Raw data
________________

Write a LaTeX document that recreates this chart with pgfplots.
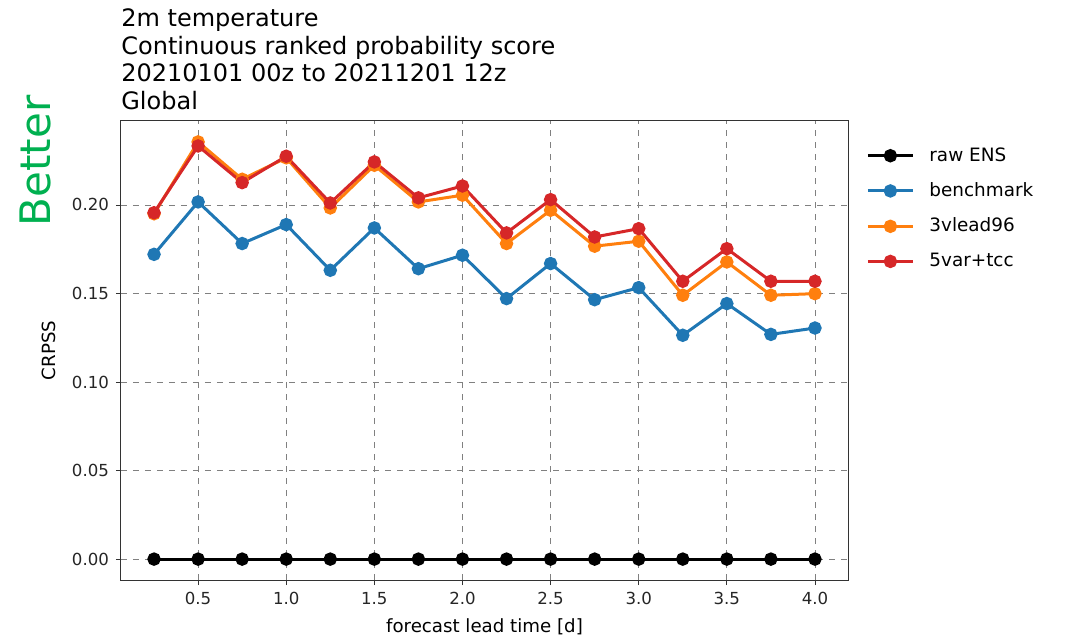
\documentclass[border=0pt]{standalone}
\usepackage{pgfplots}
\pgfplotsset{compat=1.18}
\usepackage{fontspec}
\setmainfont{DejaVu Sans}
\definecolor{tabblue}{HTML}{1F77B4}
\definecolor{taborange}{HTML}{FF7F0E}
\definecolor{tabred}{HTML}{D62728}
\definecolor{better}{HTML}{00B050}
\begin{document}
\begin{tikzpicture}
\useasboundingbox (-60.5pt,-29pt) rectangle (482.5pt,290pt);
\begin{axis}[
  at={(0,0)}, anchor=south west,
  scale only axis, width=363.5pt, height=229.5pt,
  xmin=0.0625, xmax=4.1875, ymin=-0.0118, ymax=0.2474,
  xtick={0.5,1.0,...,4.0}, ytick={0,0.05,0.10,0.15,0.20},
  xticklabel style={/pgf/number format/.cd,fixed,fixed zerofill,precision=1},
  yticklabel style={/pgf/number format/.cd,fixed,fixed zerofill,precision=2},
  /pgf/number format/assume math mode=true,
  ticklabel style={font=\fontsize{8.3}{10}\selectfont, text=black!85},
  label style={font=\fontsize{9.1}{11}\selectfont},
  tick align=outside, tick pos=left,
  major tick length=2.5pt,
  tick style={black!80, line width=0.4pt},
  axis line style={black!80, line width=0.5pt},
  grid=major, major grid style={dashed, gray, line width=0.4pt},
  xlabel={forecast lead time [d]}, ylabel={CRPSS},
  xlabel style={yshift=0pt}, ylabel style={yshift=1pt},
  legend style={at={(1,1)}, anchor=north west, xshift=6pt, yshift=-9pt, draw=none, fill=none,
    font=\fontsize{9.2}{10}\selectfont, row sep=5.2pt, cells={anchor=west}},
  legend cell align=left,
  legend image code/.code={\draw[#1] (0pt,0pt) -- (22.5pt,0pt); \draw[#1, only marks] plot coordinates {(11.25pt,0pt)}; \path (28pt,0pt);},
  every axis plot/.append style={line width=1.5pt, mark=*, mark size=2.6pt},
]
\addplot[black] coordinates {(0.25,0)(0.5,0)(0.75,0)(1.0,0)(1.25,0)(1.5,0)(1.75,0)(2.0,0)(2.25,0)(2.5,0)(2.75,0)(3.0,0)(3.25,0)(3.5,0)(3.75,0)(4.0,0)};
\addlegendentry{raw ENS}
\addplot[tabblue] coordinates {(0.25,0.1721)(0.5,0.2017)(0.75,0.1782)(1.0,0.1889)(1.25,0.1631)(1.5,0.1870)(1.75,0.1640)(2.0,0.1716)(2.25,0.1471)(2.5,0.1669)(2.75,0.1465)(3.0,0.1533)(3.25,0.1264)(3.5,0.1443)(3.75,0.1269)(4.0,0.1305)};
\addlegendentry{benchmark}
\addplot[taborange] coordinates {(0.25,0.1950)(0.5,0.2356)(0.75,0.2145)(1.0,0.2266)(1.25,0.1983)(1.5,0.2224)(1.75,0.2017)(2.0,0.2055)(2.25,0.1782)(2.5,0.1970)(2.75,0.1767)(3.0,0.1795)(3.25,0.1490)(3.5,0.1678)(3.75,0.1490)(4.0,0.1499)};
\addlegendentry{3vlead96}
\addplot[tabred] coordinates {(0.25,0.1956)(0.5,0.2333)(0.75,0.2126)(1.0,0.2275)(1.25,0.2011)(1.5,0.2243)(1.75,0.2040)(2.0,0.2107)(2.25,0.1842)(2.5,0.2030)(2.75,0.1819)(3.0,0.1866)(3.25,0.1569)(3.5,0.1753)(3.75,0.1569)(4.0,0.1569)};
\addlegendentry{5var+tcc}
\end{axis}
\node[anchor=south west, align=left, inner sep=0pt, font=\fontsize{12}{13.8}\selectfont] at (0pt,235pt)
  {2m temperature\\Continuous ranked probability score\\20210101 00z to 20211201 12z\\Global};
\node[rotate=90, text=better, font=\fontsize{21}{24}\selectfont, inner sep=0pt] at (-43pt,209.5pt) {Better};
\end{tikzpicture}
\end{document}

________________

Written exercise
All of the material above needs to be restated exactly, with no pictures.

Answer in full
Write a LaTeX document that recreates this chart with pgfplots.
\documentclass[border=0pt]{standalone}
\usepackage{pgfplots}
\pgfplotsset{compat=1.18}
\usepackage{fontspec}
\setmainfont{DejaVu Sans}
\definecolor{tabblue}{HTML}{1F77B4}
\definecolor{taborange}{HTML}{FF7F0E}
\definecolor{tabred}{HTML}{D62728}
\definecolor{better}{HTML}{00B050}
\begin{document}
\begin{tikzpicture}
\useasboundingbox (-60.5pt,-29pt) rectangle (482.5pt,290pt);
\begin{axis}[
  at={(0,0)}, anchor=south west,
  scale only axis, width=363.5pt, height=229.5pt,
  xmin=0.0625, xmax=4.1875, ymin=-0.0118, ymax=0.2474,
  xtick={0.5,1.0,...,4.0}, ytick={0,0.05,0.10,0.15,0.20},
  xticklabel style={/pgf/number format/.cd,fixed,fixed zerofill,precision=1},
  yticklabel style={/pgf/number format/.cd,fixed,fixed zerofill,precision=2},
  /pgf/number format/assume math mode=true,
  ticklabel style={font=\fontsize{8.3}{10}\selectfont, text=black!85},
  label style={font=\fontsize{9.1}{11}\selectfont},
  tick align=outside, tick pos=left,
  major tick length=2.5pt,
  tick style={black!80, line width=0.4pt},
  axis line style={black!80, line width=0.5pt},
  grid=major, major grid style={dashed, gray, line width=0.4pt},
  xlabel={forecast lead time [d]}, ylabel={CRPSS},
  xlabel style={yshift=0pt}, ylabel style={yshift=1pt},
  legend style={at={(1,1)}, anchor=north west, xshift=6pt, yshift=-9pt, draw=none, fill=none,
    font=\fontsize{9.2}{10}\selectfont, row sep=5.2pt, cells={anchor=west}},
  legend cell align=left,
  legend image code/.code={\draw[#1] (0pt,0pt) -- (22.5pt,0pt); \draw[#1, only marks] plot coordinates {(11.25pt,0pt)}; \path (28pt,0pt);},
  every axis plot/.append style={line width=1.5pt, mark=*, mark size=2.6pt},
]
\addplot[black] coordinates {(0.25,0)(0.5,0)(0.75,0)(1.0,0)(1.25,0)(1.5,0)(1.75,0)(2.0,0)(2.25,0)(2.5,0)(2.75,0)(3.0,0)(3.25,0)(3.5,0)(3.75,0)(4.0,0)};
\addlegendentry{raw ENS}
\addplot[tabblue] coordinates {(0.25,0.1721)(0.5,0.2017)(0.75,0.1782)(1.0,0.1889)(1.25,0.1631)(1.5,0.1870)(1.75,0.1640)(2.0,0.1716)(2.25,0.1471)(2.5,0.1669)(2.75,0.1465)(3.0,0.1533)(3.25,0.1264)(3.5,0.1443)(3.75,0.1269)(4.0,0.1305)};
\addlegendentry{benchmark}
\addplot[taborange] coordinates {(0.25,0.1950)(0.5,0.2356)(0.75,0.2145)(1.0,0.2266)(1.25,0.1983)(1.5,0.2224)(1.75,0.2017)(2.0,0.2055)(2.25,0.1782)(2.5,0.1970)(2.75,0.1767)(3.0,0.1795)(3.25,0.1490)(3.5,0.1678)(3.75,0.1490)(4.0,0.1499)};
\addlegendentry{3vlead96}
\addplot[tabred] coordinates {(0.25,0.1956)(0.5,0.2333)(0.75,0.2126)(1.0,0.2275)(1.25,0.2011)(1.5,0.2243)(1.75,0.2040)(2.0,0.2107)(2.25,0.1842)(2.5,0.2030)(2.75,0.1819)(3.0,0.1866)(3.25,0.1569)(3.5,0.1753)(3.75,0.1569)(4.0,0.1569)};
\addlegendentry{5var+tcc}
\end{axis}
\node[anchor=south west, align=left, inner sep=0pt, font=\fontsize{12}{13.8}\selectfont] at (0pt,235pt)
  {2m temperature\\Continuous ranked probability score\\20210101 00z to 20211201 12z\\Global};
\node[rotate=90, text=better, font=\fontsize{21}{24}\selectfont, inner sep=0pt] at (-43pt,209.5pt) {Better};
\end{tikzpicture}
\end{document}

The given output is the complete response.